--- begin ---

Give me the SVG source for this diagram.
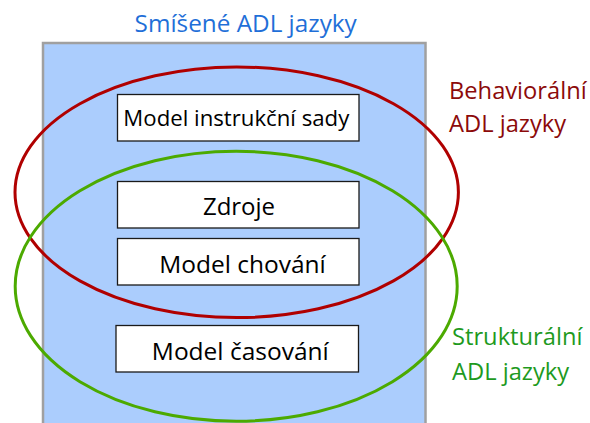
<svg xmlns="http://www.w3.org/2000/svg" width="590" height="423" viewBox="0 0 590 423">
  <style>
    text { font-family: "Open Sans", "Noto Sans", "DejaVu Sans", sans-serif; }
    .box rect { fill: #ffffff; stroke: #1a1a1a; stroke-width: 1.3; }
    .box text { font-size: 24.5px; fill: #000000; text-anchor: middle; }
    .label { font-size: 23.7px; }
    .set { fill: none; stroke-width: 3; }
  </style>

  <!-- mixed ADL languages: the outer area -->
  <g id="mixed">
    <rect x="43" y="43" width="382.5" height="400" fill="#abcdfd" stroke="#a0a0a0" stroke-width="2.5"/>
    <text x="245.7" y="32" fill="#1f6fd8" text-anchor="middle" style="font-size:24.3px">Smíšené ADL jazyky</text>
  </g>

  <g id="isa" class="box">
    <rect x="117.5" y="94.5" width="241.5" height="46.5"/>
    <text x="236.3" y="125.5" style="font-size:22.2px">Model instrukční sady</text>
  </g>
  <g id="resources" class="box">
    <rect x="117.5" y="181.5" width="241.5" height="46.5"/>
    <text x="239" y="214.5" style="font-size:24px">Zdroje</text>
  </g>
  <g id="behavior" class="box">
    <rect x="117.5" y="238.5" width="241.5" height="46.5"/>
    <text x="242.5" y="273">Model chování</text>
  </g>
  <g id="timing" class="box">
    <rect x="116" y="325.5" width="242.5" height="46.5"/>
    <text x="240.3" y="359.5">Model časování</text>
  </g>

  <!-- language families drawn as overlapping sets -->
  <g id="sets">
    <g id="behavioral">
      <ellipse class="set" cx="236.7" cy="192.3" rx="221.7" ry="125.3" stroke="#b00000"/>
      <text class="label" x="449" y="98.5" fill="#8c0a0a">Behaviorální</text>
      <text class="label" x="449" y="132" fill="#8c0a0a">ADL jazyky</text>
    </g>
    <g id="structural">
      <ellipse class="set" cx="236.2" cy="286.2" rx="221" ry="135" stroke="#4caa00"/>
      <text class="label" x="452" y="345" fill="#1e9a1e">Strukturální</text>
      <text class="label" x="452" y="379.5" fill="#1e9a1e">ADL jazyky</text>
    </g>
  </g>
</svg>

--- end ---

- _What the exercise asks_: Quote in full the listing given above; the images are to be left out.

- _Solution to this task_:
Give me the SVG source for this diagram.
<svg xmlns="http://www.w3.org/2000/svg" width="590" height="423" viewBox="0 0 590 423">
  <style>
    text { font-family: "Open Sans", "Noto Sans", "DejaVu Sans", sans-serif; }
    .box rect { fill: #ffffff; stroke: #1a1a1a; stroke-width: 1.3; }
    .box text { font-size: 24.5px; fill: #000000; text-anchor: middle; }
    .label { font-size: 23.7px; }
    .set { fill: none; stroke-width: 3; }
  </style>

  <!-- mixed ADL languages: the outer area -->
  <g id="mixed">
    <rect x="43" y="43" width="382.5" height="400" fill="#abcdfd" stroke="#a0a0a0" stroke-width="2.5"/>
    <text x="245.7" y="32" fill="#1f6fd8" text-anchor="middle" style="font-size:24.3px">Smíšené ADL jazyky</text>
  </g>

  <g id="isa" class="box">
    <rect x="117.5" y="94.5" width="241.5" height="46.5"/>
    <text x="236.3" y="125.5" style="font-size:22.2px">Model instrukční sady</text>
  </g>
  <g id="resources" class="box">
    <rect x="117.5" y="181.5" width="241.5" height="46.5"/>
    <text x="239" y="214.5" style="font-size:24px">Zdroje</text>
  </g>
  <g id="behavior" class="box">
    <rect x="117.5" y="238.5" width="241.5" height="46.5"/>
    <text x="242.5" y="273">Model chování</text>
  </g>
  <g id="timing" class="box">
    <rect x="116" y="325.5" width="242.5" height="46.5"/>
    <text x="240.3" y="359.5">Model časování</text>
  </g>

  <!-- language families drawn as overlapping sets -->
  <g id="sets">
    <g id="behavioral">
      <ellipse class="set" cx="236.7" cy="192.3" rx="221.7" ry="125.3" stroke="#b00000"/>
      <text class="label" x="449" y="98.5" fill="#8c0a0a">Behaviorální</text>
      <text class="label" x="449" y="132" fill="#8c0a0a">ADL jazyky</text>
    </g>
    <g id="structural">
      <ellipse class="set" cx="236.2" cy="286.2" rx="221" ry="135" stroke="#4caa00"/>
      <text class="label" x="452" y="345" fill="#1e9a1e">Strukturální</text>
      <text class="label" x="452" y="379.5" fill="#1e9a1e">ADL jazyky</text>
    </g>
  </g>
</svg>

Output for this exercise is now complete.